On your drive along I-85/40 outside of Mebane, look for our billboard on the side of the road. It will go up this week and stay in place for the next four weeks, another crucial message for all of us while gun violence continues to erupt all around.
While amendments and policies related to gun control dominate the airwaves, the North Carolina Council of Churches is pointing to a different directive to guide the conversation about guns and safety in our country—The Second Commandment. Right after God commands God’s people not to follow other gods, God commands the people not to have any idols. Idols can assume a lot of guises in our world that we don’t immediately understand as idolatry. For many of us, guns have become the symbol of safety, the idol we turn to because we ‘believe in them’ to keep us safe.
Meanwhile, statistics show exactly the opposite, with the presence of guns actually making us less safe. An average of 96 people are killed by guns every day in this country, but less than 4% are killed in mass shootings. While mass shootings are horrific and should always lead the news cycle, the more insidious statistics about gun deaths rarely make the news. For example:
- States with more guns have more deaths.
- For each time a gun is used in self-defense in the home, there are 7 assaults or murders, 11 suicide attempts, and 4 accidents involving guns in a home.
- 62% of gun deaths are suicides.
- 43% of homes with guns and children have at least one unlocked firearm, resulting in 62 children who are accidentally shot and killed each year.
- Domestic violence situations involving a gun increase a woman’s chance of death fivefold.
- The firearm death rate in the U.S. for children 14 and younger is nearly 12 times higher than the combined rate in 14 other modern industrialized nations.

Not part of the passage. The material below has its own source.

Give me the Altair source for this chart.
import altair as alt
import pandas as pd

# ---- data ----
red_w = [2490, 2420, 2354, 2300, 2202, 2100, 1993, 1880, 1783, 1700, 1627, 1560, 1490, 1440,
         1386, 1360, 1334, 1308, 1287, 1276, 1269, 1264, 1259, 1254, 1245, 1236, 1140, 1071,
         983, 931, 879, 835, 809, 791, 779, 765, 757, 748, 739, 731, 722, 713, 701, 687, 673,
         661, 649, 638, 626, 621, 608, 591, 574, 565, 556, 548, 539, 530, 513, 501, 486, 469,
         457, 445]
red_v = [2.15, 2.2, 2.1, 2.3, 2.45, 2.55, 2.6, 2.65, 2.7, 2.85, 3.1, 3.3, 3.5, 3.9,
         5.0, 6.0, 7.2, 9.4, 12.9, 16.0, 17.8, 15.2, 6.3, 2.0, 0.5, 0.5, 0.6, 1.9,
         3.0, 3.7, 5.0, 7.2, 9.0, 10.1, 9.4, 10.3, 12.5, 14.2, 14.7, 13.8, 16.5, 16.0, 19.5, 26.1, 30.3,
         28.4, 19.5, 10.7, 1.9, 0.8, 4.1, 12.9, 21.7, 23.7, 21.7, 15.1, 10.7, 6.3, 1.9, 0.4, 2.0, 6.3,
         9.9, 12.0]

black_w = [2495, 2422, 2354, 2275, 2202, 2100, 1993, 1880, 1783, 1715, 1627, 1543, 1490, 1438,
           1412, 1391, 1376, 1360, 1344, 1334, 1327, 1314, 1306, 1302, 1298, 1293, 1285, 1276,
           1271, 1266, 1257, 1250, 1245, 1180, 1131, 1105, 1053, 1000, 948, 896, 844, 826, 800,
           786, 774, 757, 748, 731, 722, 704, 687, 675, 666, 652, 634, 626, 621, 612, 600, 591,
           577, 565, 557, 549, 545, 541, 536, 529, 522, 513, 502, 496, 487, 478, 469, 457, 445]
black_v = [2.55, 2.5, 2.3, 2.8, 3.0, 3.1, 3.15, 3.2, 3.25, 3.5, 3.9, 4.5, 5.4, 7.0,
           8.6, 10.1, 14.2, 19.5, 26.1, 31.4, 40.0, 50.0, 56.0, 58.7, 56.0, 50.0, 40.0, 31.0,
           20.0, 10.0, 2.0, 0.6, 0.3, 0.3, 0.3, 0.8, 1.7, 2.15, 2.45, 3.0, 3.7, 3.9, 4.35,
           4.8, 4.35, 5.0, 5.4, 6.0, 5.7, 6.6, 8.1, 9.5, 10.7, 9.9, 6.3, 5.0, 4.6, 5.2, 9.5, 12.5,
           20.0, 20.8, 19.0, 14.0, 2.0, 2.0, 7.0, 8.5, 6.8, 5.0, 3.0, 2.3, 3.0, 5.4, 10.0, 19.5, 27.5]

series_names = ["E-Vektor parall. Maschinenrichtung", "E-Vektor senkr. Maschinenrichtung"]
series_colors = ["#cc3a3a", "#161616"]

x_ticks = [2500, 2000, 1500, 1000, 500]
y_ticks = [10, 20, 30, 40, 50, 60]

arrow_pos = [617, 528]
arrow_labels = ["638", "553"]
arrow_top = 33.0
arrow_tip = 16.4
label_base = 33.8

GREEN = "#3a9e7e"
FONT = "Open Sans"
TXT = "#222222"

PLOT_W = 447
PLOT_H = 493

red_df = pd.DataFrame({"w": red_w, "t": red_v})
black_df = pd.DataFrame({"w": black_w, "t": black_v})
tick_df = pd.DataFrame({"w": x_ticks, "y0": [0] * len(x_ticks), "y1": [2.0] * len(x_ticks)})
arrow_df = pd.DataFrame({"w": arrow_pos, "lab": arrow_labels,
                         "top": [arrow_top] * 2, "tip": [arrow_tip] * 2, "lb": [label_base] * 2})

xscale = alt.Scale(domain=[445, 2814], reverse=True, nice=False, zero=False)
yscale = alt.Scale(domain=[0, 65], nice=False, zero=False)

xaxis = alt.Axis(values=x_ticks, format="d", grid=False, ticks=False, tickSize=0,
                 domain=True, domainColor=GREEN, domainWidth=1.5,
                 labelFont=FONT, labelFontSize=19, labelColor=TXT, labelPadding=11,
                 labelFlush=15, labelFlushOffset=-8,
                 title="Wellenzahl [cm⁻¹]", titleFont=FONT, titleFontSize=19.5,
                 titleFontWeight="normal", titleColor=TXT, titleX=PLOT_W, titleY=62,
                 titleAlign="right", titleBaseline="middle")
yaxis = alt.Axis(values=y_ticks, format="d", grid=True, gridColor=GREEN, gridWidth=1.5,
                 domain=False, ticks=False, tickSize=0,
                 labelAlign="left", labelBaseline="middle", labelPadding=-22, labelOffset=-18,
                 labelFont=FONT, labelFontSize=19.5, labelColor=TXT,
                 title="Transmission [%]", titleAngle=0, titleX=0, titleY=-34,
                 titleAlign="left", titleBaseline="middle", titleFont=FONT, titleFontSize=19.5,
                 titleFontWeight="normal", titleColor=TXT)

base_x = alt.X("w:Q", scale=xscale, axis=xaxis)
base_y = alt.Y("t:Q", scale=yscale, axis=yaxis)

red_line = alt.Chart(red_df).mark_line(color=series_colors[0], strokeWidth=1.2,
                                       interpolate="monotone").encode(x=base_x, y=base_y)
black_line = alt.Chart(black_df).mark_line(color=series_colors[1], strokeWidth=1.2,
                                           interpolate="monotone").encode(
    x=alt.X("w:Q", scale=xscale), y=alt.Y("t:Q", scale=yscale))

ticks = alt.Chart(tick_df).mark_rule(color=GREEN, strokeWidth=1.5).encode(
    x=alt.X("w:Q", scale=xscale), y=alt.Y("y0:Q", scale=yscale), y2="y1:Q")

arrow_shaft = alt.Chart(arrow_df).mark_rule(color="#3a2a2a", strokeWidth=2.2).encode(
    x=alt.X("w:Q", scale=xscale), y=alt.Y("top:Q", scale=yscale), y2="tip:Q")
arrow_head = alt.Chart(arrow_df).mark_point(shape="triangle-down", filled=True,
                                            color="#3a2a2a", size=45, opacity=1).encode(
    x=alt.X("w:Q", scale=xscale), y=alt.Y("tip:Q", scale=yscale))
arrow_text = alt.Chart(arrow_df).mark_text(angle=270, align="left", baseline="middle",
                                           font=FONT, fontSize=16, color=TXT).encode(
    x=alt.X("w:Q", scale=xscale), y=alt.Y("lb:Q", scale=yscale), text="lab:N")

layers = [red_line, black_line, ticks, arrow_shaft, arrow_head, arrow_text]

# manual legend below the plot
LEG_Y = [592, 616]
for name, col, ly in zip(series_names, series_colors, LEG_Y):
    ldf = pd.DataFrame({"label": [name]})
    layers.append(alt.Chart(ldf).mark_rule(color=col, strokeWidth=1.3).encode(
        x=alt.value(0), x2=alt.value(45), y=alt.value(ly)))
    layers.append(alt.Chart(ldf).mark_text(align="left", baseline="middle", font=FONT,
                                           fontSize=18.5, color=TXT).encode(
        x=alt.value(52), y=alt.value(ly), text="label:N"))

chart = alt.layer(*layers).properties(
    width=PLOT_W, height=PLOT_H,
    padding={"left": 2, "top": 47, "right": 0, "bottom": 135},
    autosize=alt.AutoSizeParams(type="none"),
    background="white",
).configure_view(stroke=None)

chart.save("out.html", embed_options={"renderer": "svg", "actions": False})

The juxtaposition of The Second Commandment with the The Second Amendment is by design. Nearly 70% of the people who carry a gun claim they do so for safety, while the statistics clearly show guns make us less safe. This makes guns a false idol. To this end, the Council is trying to reframe some of the contentious issues in the public discourse by reminding people of faith of the guiding principles found in our scriptures and our creeds. As people of faith, we should always guard against those things that become more important to us than the God who calls us to abundant life. How much more so, should we call out the idols that hold out false promises.
No one in the gun violence prevention collaborative wants to repeal the 2nd Amendment and many gun rights advocates support laws that include reasonable restrictions. The argument that criminals can always get a gun may be true, but we should make it very hard and very expensive for them to do so. Good gun laws will never prevent good gun owners from having their weapons. In short, we must confess guns are not the solution to our safety. Our communities could become safer by feeding the hungry, welcoming the stranger, caring for the sick, and visiting the imprisoned. That could be a message for our next billboard.
This billboard is only the first of a series of messages planned by the Council over the coming months. We plan to erect a new billboard in a different part of the state throughout the summer, regularly reminding people there is a different way of framing the conversation.